(DIRECTIVE):
Starting with the first line of the data below, copy each line up to and including the one containing "view_end = np.datetime64('2026-04-20T13:10:11')". Pictures stay out.
## BEGIN INFORMATION SHOWN
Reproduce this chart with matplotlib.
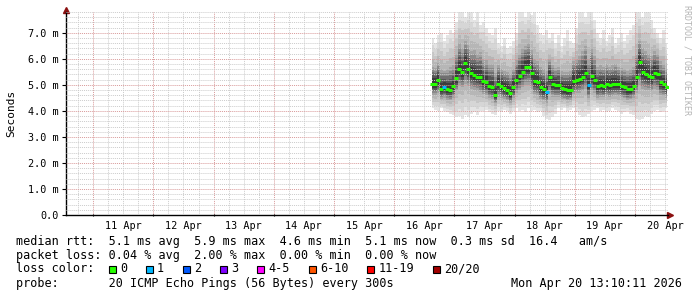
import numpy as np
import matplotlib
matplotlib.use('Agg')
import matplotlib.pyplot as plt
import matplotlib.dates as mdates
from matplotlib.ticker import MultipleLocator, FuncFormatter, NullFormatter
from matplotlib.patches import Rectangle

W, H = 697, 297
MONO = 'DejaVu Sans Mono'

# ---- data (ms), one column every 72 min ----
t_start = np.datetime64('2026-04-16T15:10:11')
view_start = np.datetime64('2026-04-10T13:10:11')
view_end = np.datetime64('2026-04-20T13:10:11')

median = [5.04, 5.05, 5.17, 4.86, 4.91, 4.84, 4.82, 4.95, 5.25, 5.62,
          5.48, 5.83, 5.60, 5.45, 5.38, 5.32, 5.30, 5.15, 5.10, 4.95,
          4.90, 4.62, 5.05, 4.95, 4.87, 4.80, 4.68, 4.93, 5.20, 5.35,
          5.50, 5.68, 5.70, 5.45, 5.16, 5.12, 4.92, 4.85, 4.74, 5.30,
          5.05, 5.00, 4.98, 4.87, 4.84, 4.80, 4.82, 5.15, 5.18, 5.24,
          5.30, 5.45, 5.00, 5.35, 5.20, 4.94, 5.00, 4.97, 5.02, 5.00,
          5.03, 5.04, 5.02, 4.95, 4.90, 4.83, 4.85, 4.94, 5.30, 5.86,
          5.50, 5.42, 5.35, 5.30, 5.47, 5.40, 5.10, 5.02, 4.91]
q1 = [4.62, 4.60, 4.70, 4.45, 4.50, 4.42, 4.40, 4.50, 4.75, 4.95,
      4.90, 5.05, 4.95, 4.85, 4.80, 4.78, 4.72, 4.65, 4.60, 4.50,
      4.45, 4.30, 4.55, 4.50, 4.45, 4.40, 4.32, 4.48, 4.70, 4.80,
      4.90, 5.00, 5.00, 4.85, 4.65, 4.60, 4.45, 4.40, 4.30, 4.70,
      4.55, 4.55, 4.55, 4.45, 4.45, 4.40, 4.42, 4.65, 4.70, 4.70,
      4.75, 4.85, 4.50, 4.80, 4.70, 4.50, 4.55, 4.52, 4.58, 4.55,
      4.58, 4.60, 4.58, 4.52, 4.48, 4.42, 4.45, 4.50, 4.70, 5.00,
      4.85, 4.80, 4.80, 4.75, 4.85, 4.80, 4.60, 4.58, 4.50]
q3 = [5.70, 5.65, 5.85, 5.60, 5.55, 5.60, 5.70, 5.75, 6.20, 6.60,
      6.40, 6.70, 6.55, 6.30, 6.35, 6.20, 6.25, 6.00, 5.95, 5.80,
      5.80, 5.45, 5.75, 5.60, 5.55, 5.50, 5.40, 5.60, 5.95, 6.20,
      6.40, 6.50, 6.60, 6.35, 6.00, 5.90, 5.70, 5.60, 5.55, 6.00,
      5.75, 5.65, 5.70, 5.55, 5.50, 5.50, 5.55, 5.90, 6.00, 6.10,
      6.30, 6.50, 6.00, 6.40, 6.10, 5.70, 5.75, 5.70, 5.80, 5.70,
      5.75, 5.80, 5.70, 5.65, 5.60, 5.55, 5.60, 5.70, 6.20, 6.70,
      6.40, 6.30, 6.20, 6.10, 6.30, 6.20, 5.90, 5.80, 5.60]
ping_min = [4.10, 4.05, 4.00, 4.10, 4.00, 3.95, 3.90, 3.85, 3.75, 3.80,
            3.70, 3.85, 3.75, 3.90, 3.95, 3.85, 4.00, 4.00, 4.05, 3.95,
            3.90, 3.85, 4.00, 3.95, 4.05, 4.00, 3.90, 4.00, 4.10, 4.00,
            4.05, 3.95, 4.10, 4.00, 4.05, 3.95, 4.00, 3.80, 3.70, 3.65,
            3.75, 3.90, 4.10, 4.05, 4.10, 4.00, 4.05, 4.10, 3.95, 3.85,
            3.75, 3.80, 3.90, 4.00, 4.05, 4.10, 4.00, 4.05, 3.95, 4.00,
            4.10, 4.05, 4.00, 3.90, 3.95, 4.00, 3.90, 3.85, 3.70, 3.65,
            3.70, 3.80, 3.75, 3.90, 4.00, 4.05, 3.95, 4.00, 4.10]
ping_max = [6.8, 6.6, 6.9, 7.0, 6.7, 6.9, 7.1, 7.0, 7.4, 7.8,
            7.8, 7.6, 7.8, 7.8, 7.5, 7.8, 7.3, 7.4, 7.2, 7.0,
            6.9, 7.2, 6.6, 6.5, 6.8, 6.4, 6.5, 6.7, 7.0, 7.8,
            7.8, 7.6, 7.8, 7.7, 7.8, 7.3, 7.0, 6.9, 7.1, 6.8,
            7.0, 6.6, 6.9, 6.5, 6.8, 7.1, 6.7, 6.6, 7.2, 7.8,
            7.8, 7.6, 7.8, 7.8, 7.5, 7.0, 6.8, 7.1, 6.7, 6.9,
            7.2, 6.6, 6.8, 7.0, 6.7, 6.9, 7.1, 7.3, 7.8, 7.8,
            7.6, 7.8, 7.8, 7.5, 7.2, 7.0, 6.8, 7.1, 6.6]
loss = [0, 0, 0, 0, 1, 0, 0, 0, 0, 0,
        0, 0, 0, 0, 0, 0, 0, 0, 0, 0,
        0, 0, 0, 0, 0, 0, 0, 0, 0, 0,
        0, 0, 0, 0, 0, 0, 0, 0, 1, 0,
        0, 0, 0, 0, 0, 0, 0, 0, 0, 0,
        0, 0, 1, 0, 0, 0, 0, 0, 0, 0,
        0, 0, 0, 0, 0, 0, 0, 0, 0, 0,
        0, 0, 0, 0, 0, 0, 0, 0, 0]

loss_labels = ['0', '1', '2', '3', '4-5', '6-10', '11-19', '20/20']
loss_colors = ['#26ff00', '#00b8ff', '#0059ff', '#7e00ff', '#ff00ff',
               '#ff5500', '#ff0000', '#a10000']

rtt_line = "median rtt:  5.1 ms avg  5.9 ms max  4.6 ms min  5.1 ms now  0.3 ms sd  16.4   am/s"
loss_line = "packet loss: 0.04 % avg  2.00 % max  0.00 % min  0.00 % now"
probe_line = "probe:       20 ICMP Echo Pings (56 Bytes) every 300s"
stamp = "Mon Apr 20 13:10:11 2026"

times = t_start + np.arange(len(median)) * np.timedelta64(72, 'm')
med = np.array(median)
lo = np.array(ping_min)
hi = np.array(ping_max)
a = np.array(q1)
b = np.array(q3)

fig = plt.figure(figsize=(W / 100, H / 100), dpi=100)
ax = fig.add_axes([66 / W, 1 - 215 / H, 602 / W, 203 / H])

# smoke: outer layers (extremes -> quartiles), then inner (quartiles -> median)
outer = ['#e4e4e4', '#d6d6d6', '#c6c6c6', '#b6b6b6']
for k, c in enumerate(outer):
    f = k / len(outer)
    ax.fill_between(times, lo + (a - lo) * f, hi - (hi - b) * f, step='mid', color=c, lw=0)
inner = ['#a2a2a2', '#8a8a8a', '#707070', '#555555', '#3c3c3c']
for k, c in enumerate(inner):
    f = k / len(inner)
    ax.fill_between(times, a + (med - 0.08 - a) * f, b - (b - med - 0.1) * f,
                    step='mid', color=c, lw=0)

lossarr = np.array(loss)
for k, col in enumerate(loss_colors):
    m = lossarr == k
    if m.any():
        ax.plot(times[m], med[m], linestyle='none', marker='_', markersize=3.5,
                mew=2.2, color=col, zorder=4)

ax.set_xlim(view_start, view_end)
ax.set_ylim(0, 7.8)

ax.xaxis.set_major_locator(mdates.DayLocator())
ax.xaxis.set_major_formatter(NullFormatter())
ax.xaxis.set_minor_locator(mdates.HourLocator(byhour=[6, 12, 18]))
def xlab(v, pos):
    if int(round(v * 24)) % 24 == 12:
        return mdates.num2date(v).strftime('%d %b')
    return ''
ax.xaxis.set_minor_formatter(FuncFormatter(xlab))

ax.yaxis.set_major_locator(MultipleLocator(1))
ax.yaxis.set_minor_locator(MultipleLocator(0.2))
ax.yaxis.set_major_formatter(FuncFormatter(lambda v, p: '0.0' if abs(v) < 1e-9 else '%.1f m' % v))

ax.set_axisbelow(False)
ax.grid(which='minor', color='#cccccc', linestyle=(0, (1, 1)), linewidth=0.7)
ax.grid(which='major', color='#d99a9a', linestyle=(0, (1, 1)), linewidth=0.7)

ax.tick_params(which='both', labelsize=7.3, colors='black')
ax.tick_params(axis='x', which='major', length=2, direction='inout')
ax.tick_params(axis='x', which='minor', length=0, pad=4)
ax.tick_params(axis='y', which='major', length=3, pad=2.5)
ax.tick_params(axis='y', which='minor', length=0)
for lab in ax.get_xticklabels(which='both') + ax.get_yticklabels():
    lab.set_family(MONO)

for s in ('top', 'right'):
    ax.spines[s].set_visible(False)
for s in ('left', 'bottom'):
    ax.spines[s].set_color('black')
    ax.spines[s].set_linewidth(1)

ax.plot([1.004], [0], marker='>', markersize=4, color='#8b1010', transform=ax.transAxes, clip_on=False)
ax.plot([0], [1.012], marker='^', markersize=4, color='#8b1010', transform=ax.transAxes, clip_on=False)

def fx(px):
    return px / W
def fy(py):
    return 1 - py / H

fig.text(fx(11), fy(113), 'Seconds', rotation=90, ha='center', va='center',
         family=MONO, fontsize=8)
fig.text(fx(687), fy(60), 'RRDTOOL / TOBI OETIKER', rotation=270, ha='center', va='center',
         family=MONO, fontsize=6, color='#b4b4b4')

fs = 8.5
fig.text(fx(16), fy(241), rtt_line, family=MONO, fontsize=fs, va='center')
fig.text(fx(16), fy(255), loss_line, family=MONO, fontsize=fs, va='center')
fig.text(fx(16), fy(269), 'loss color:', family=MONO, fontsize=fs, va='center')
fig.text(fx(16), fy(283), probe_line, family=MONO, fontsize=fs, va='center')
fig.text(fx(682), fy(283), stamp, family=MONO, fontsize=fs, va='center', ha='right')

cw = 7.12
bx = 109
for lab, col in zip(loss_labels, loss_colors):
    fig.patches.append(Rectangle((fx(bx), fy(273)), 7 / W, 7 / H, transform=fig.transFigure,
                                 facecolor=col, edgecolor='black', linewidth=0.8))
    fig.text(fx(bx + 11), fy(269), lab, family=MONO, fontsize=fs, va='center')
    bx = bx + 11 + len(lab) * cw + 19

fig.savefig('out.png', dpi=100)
## END INFORMATION SHOWN
(ANSWER):
Reproduce this chart with matplotlib.
import numpy as np
import matplotlib
matplotlib.use('Agg')
import matplotlib.pyplot as plt
import matplotlib.dates as mdates
from matplotlib.ticker import MultipleLocator, FuncFormatter, NullFormatter
from matplotlib.patches import Rectangle

W, H = 697, 297
MONO = 'DejaVu Sans Mono'

# ---- data (ms), one column every 72 min ----
t_start = np.datetime64('2026-04-16T15:10:11')
view_start = np.datetime64('2026-04-10T13:10:11')
view_end = np.datetime64('2026-04-20T13:10:11')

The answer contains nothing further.